Noting Karzai's warning last year that either Afghanistan destroys opium or opium will destroy Afghanistan, Costa says the country is dangerously close to the second option.

"Foreign pressures are making Afghanistan the turf for proxy wars," said Antonio Maria Costa. "The country is being destabilized by an inflow of insurgents, and weapons and money and intelligence. There is collusion from neighboring countries and this is a problem in itself."

Calling counter-insurgency and counter-narcotics two fronts in the same war, Costa repeats his call for NATO to be actively engaged in the fight against the opium trade.

"NATO troops should be given the mandate and the means to help the Afghan army to fight both the war against the Taleban and the opium trade, to destroy the labs, disband the opium bazaars, open as they are, attack the opium convoy[s] and bring to justice the big traders," he said.

Some of the strongest statements during Wednesday's hearing regarding insurgency, narcotics and other issues were heard from Republicans, such as committee chairman Henry Hyde, and Congressman Dana Rohrabacher.

HYDE: "Afghanistan is on the brink of becoming a failed state, and the re-trained Taleban are showing their strength in new attacks that appear to be influenced by a spiraling Iraqi insurgency."

ROHRABACHER: "There have been many of us warning we would reach this point unless something was done, but the Bush administration has continued to fail in its responsibilities to act aggressively to thwart this problem."

Democrat Tom Lantos supports the use of NATO troops in counter-narcotics operations and describes his recommendation to President Bush.
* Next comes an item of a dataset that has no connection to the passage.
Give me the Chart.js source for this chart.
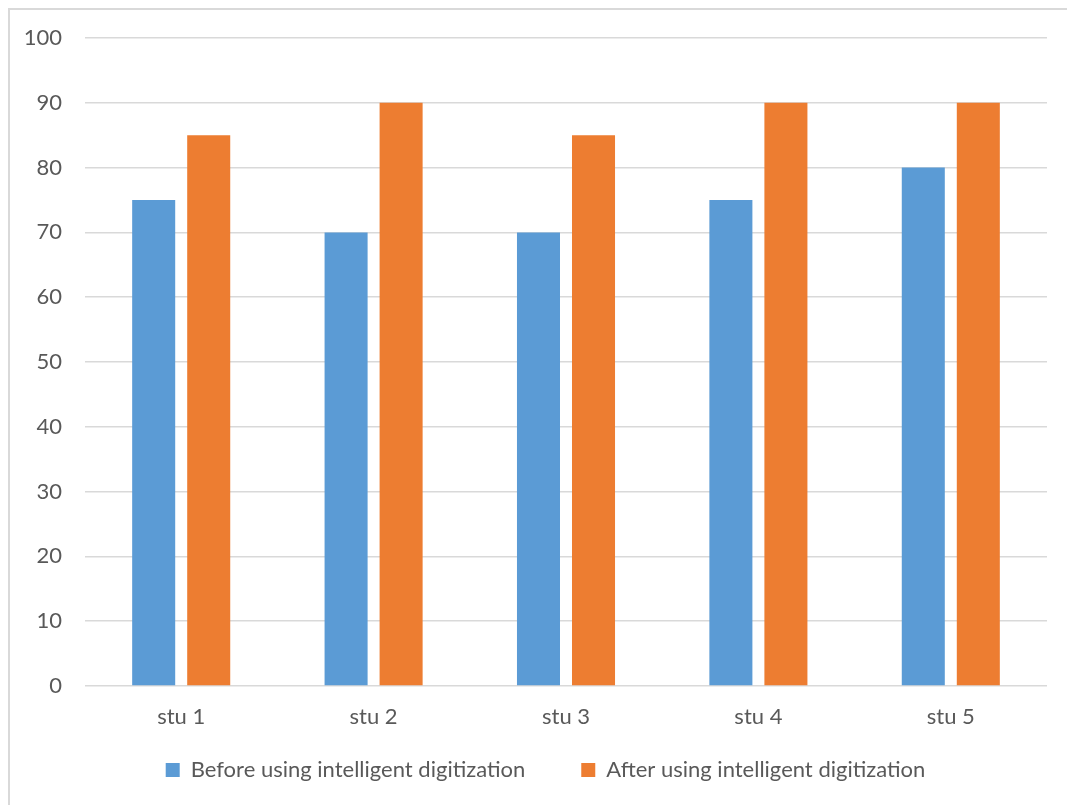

"I have urged the president to direct our armed forces in Afghanistan and to encourage NATO forces to begin operations against drug traffickers and narco-warlords immediately throughout Afghanistan, but especially in the southern region," said Tom Lantos.
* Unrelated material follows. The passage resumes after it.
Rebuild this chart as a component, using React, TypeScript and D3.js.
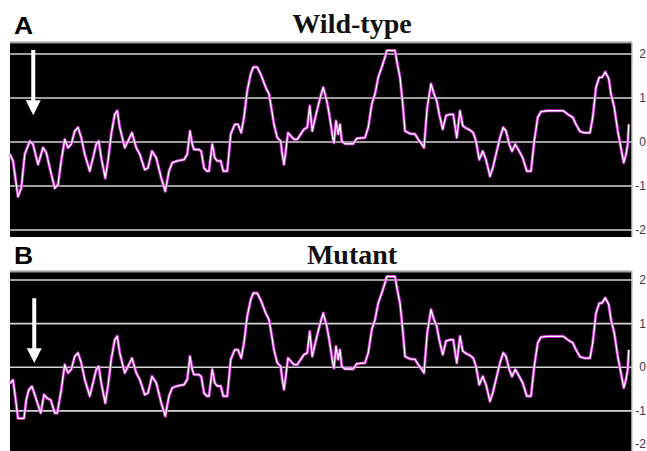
import React from "react";
import * as d3 from "d3";

// residue positions along the sequence and the hydropathy-like profile
const positions = [
  0, 1.2, 3.2, 4.5, 5.9, 7.9, 9.2, 11.2, 13.2, 14.5, 15.9, 17.9, 19.2, 20.5, 21.9, 23.2, 24.5, 25.9, 27.2, 28.5,
  29.9, 31.9, 33.2, 34.5, 35.5, 36.5, 38.1, 39.2, 40.5, 41.9, 42.9, 43.9, 45.9, 47.2, 48.8, 50.5, 51.9, 53.9, 55.2, 56.8,
  58.5, 60.5, 62.1, 63.6, 64.9, 66.9, 69.6, 70.9, 72, 72.9, 73.6, 75.6, 76.5, 77.6, 78.7, 79.6, 80.9, 81.9, 82.9, 84.3,
  85.3, 86.9, 88.3, 89.9, 91.2, 92.5, 93.6, 94.9, 96.3, 97.3, 98.9, 100.5, 102.3, 103.6, 104.5, 105.6, 106.9, 108.3, 108.9, 109.6,
  110.3, 111.2, 112.3, 113.6, 114.9, 116.3, 117.6, 118.9, 119.9, 120.9, 122.3, 123.6, 124.5, 125.3, 126.7, 127.7, 129.1, 129.6, 130.4, 131.3,
  132, 132.7, 134, 137.3, 138.7, 142, 143.3, 144.7, 146, 147.3, 148.7, 150, 150.7, 154, 154.9, 156, 157.1, 158, 160, 162,
  163.3, 164.7, 165.6, 166.9, 168.4, 169.6, 170.7, 171.7, 173.1, 174.4, 176, 177.3, 178.7, 180, 181.1, 182, 184, 185.3, 186.4, 187.7,
  189.1, 190.4, 192, 193.1, 194.4, 196, 197.3, 198.4, 199.7, 200.8, 202.1, 203.7, 205.1, 206.7, 208.4, 209.7, 211.1, 212.4, 215.1, 221.3,
  223.1, 225.1, 226.4, 228, 229.7, 232, 233.1, 234.4, 235.7, 236.8, 238.1, 239.5, 240.4, 241.7, 243.1, 244.1, 245.5, 246.4, 247.1, 247.5,
];

const wildType = [
  -0.28, -0.43, -1.24, -1.05, -0.28, 0.02, -0.05, -0.51, -0.13, -0.24, -0.59, -1.05, -0.97, -0.43, 0.06, -0.13, -0.05, 0.25, 0.33, 0.1,
  -0.28, -0.66, -0.36, -0.05, 0.02, -0.36, -0.82, -0.43, 0.18, 0.63, 0.71, 0.33, -0.13, 0.02, 0.21, -0.13, -0.28, -0.63, -0.59, -0.21,
  -0.36, -0.82, -1.12, -0.66, -0.47, -0.43, -0.4, -0.28, 0.25, -0.05, -0.17, -0.17, -0.21, -0.59, -0.66, -0.66, -0.05, -0.36, -0.43, -0.43,
  -0.66, -0.66, 0.18, 0.4, 0.4, 0.21, 0.56, 1.17, 1.55, 1.7, 1.7, 1.51, 1.24, 1.09, 0.79, 0.4, 0.1, 0.02, -0.28, -0.51,
  -0.21, 0.21, 0.14, 0.06, 0.06, 0.18, 0.29, 0.33, 0.82, 0.25, 0.6, 0.9, 1.09, 1.24, 0.94, 0.63, 0.1, -0.02, 0.48, 0.18,
  0.4, 0.02, -0.04, -0.04, 0.08, 0.1, 0.33, 0.86, 1.09, 1.47, 1.7, 1.93, 2.08, 2.08, 1.78, 1.47, 0.86, 0.25, 0.19, 0.18,
  0.06, -0.05, -0.13, 0.79, 1.32, 1.09, 0.94, 0.63, 0.29, 0.6, 0.63, 0.63, 0.1, 0.71, 0.37, 0.33, 0.27, 0.21, 0.02, -0.4,
  -0.21, -0.4, -0.78, -0.59, -0.28, 0.1, 0.33, 0.25, -0.05, -0.21, -0.05, -0.21, -0.36, -0.66, -0.66, 0.02, 0.56, 0.69, 0.71, 0.71,
  0.63, 0.56, 0.4, 0.24, 0.21, 0.21, 0.56, 1.24, 1.47, 1.47, 1.59, 1.44, 1.09, 0.79, 0.25, -0.05, -0.47, -0.28, -0.05, 0.4,
];

// the mutant differs only at the N-terminal end (marked by the arrow)
const mutantHeadPositions = [0, 1.2, 2.1, 3.2, 5.6, 6.5, 7.5, 8.8, 9.9, 11.2, 12.3, 13.6, 14.9, 16.3, 17.9, 18.9, 20.5];
const mutantHeadValues = [-0.37, -0.29, -0.67, -1.17, -1.17, -0.75, -0.52, -0.44, -0.63, -0.86, -1.05, -0.63, -0.71, -0.75, -1.05, -1.05, -0.52];

const yTicks = [2, 1, 0, -1, -2];
const titles = ["Wild-type", "Mutant"];
const letters = ["A", "B"];
const arrowResidue = [9.3, 9.7];
const arrowTop = [2.09, 1.58];
const arrowHeadBase = [0.95, 0.435];
const arrowTip = [0.61, 0.1];

const wildSeries: [number, number][] = positions.map((p, i) => [p, wildType[i]]);
const mutantSeries: [number, number][] = [
  ...mutantHeadPositions.map((p, i) => [p, mutantHeadValues[i]] as [number, number]),
  ...wildSeries.filter((d) => d[0] > mutantHeadPositions[mutantHeadPositions.length - 1]),
];

const W = 647;
const H = 451;
const LEFT = 10;
const AXIS_X = 632;

const x = d3.scaleLinear().domain([0, 248]).range([LEFT, 630]);

const panels = [
  { top: 42, bottom: 237, y: d3.scaleLinear().domain([-2, 2]).range([230, 54]), titleY: 33, letterY: 34, series: wildSeries },
  { top: 271, bottom: 453, y: d3.scaleLinear().domain([-2, 2]).range([454.5, 280]), titleY: 264, letterY: 264, series: mutantSeries },
];

const App = () => {
  return (
    <svg width={W} height={H} style={{ position: "absolute", left: 0, top: 0, background: "#fff" }}>
      {panels.map((p, i) => {
        const line = d3
          .line<[number, number]>()
          .x((d) => x(d[0]))
          .y((d) => p.y(d[1]));
        const path = line(p.series) || "";
        const ax = x(arrowResidue[i]);
        const yTop = p.y(arrowTop[i]);
        const yBase = p.y(arrowHeadBase[i]);
        const yTip = p.y(arrowTip[i]);
        const arrow = `M${ax - 2},${yTop} L${ax + 2},${yTop} L${ax + 2},${yBase} L${ax + 7.5},${yBase} L${ax},${yTip} L${ax - 7.5},${yBase} L${ax - 2},${yBase} Z`;
        return (
          <g key={i}>
            <rect x={LEFT} y={p.top} width={AXIS_X - LEFT} height={p.bottom - p.top} fill="#000" />
            <line x1={LEFT} x2={AXIS_X} y1={p.top + 0.5} y2={p.top + 0.5} stroke="#a0a0a0" strokeWidth={1.8} />
            {yTicks.map((t) => (
              <line key={t} x1={LEFT} x2={AXIS_X} y1={p.y(t)} y2={p.y(t)} stroke="#d6d6d6" strokeWidth={1.6} />
            ))}
            <path d={path} fill="none" stroke="#e030e8" strokeWidth={3.2} strokeLinejoin="round" opacity={0.85} />
            <path d={path} fill="none" stroke="#ffffff" strokeWidth={1.3} strokeLinejoin="round" />
            <path d={arrow} fill="#ffffff" />
            <line x1={AXIS_X} x2={AXIS_X} y1={p.top} y2={p.bottom} stroke="#c8c8c8" strokeWidth={1.5} />
            {yTicks.map((t) => (
              <text
                key={"l" + t}
                x={646}
                y={Math.min(p.y(t), 444)}
                textAnchor="end"
                dominantBaseline="central"
                fontFamily="Arial, 'Liberation Sans', sans-serif"
                fontSize={12}
                fill="#3a3550"
              >
                {t}
              </text>
            ))}
            <text
              x={352}
              y={p.titleY}
              textAnchor="middle"
              fontFamily="'Times New Roman', 'Liberation Serif', serif"
              fontWeight="bold"
              fontSize={28}
              fill="#111"
            >
              {titles[i]}
            </text>
            <text
              transform={`translate(14,${p.letterY}) scale(1.15,1)`}
              fontFamily="Arial, 'Liberation Sans', sans-serif"
              fontWeight="bold"
              fontSize={23}
              fill="#000"
            >
              {letters[i]}
            </text>
          </g>
        );
      })}
    </svg>
  );
};

export default App;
Barnett Rubin of New York University asserts that any hope of reversing a growing insurgency depends on the U.S. placing strong pressure on Pakistan.

"While there are many failings, innumerable ones of the Afghan administration, corruption and so on, they cannot be corrected as long as the Taleban have a safe haven in Pakistan," said Barnett Rubin.

Rubin quoted what he described as a letter he received from a U.S. diplomat in the region, whom he did not identify, saying little progress can be made against the insurgency in Afghanistan unless President Bush places overwhelming diplomatic pressure on President Pervez Musharraf to arrest top Taleban leaders in his country.

President Musharraf told reporters in New York Wednesday he opposes U.S. forces entering Pakistan in pursuit of al-Qaida leader Osama bin-Laden.

He was responding to remarks by President Bush, who said in an interview with CNN that he would not hesitate ordering U.S. troops into Pakistan to kill or capture bin-Laden.